To solve and explain:
- From the “cigarette graph”, find the population older than 15 in Nigeria.
- Today’s exchange rate is 1.4 USD per EUR. Explain how much you would get for one Dollar.
- Birth rate in the New York City is about 14 and the total population is 8.4 million. As a member of NYC Planning Department, try to come up with a projection of how many children will be born in the upcoming 4 months.
- Fuel economy (MPG) vs. fuel consumption (l/100km). Your car gives you 30 MPG on highway. Imagine that you will live for some time in Europe or Australia that uses metric system and you want to buy a car with the same fuel economy or better. What consumption values (in l/100km) will you be looking for? What is the fuel consumption in l/100km of a car of one of your group members?
- One argument for using fuel consumption over fuel economy (l/100km over MPG) says that using MPG complicates finding the average fuel efficiency. Try to examine the argument using the following pictorial hints and formulate your conclusion.
6. Another argument in favor of fuel consumption (l/100km) comes from the following comparison.
a. Compare the fuel cost if you ride a car with 35MPG and 33 MPG. How much are you saving?
b. Compare the fuel cost if you ride a car with 15 MPG and 17 MPG. How much are you saving now?
c. Do a similar comparison with fuel consumption (l/100km). (For example, compare a car with 4 l/100km and 6 l/100km and then do the same comparison for 11 l/100km and 13 l/100km).
d. Use your own words to explain why the fuel consumption numbers (l/100km) may work better for savings estimation than fuel economy numbers (MPG).
Activity 4: Solar Energy and Electricity, NG Sept 2009pg 40-41 & 52-53
1. Read the text accompanying the graph. Summarize its major points.

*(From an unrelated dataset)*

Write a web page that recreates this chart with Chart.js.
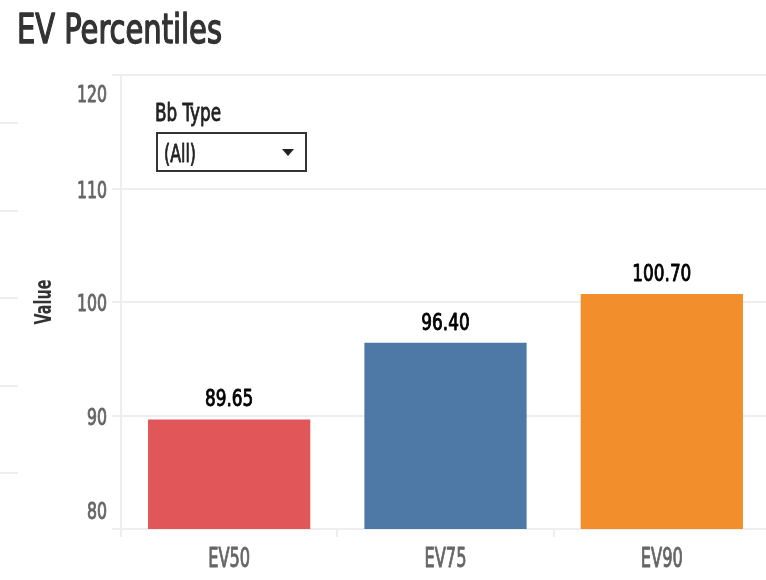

2. All units appearing in the graph relate to Wh or Watthours. What is a Watthour? Describe it using simple, understandable terms.
a. Although all the units relate to Watthours, they have various prefixes: tera- (TWh), giga- (GWh) and kilo- (kWh). Explain what the prefixes mean.
b. How much is 1 TWh of energy? Describe it using easily understandable terms, for example how long (in years) would 1 TWh power a 100 W bulb.
c. Tera obviously represents a very large multiple of an original unit. Have you ever heard of other "Tera units"?
d. There is one prefix missing in the sequence kilo-, Giga-, Tera-. Do you know which one it is? What is its value?
3. Look at the graph showing how much electricity could be generated worldwide from renewable sources.
a. How much energy (in TWh) can be generated from land-based wind turbines?
b. And how much energy from the wind total?
c. How does it compare to electricity generated worldwide in 2006?
4. Which three countries produce the most electricity generated from solar energy?
a. How much each country produces?
b. What portion of all electricity generated from solar energy during 2006 did these countries generate? (Assume that if there is no reading for a country, it generated 0 GWh).
c. What portion of electricity generated worldwide do these three countries generate (combined)? Compare your numbers in b and c and describe what these numbers tell you.
d. What are different numerical forms to represent this portion? Give at least 2 forms and compare their advantages/ disadvantages.
5. Identify the regions (down to countries if you can) of the World that receive the most of solar energy.
a. By how much does the largest producer of solar electricity receives less solar energy than these countries?
b. If the amount solar energy received does not seem to be a major factor in solar electricity production, what is the major factor in your opinion?
c. How about the future outlook?
6. Generate 3 moredifferent non-trivialquestions that can be answered from the graph.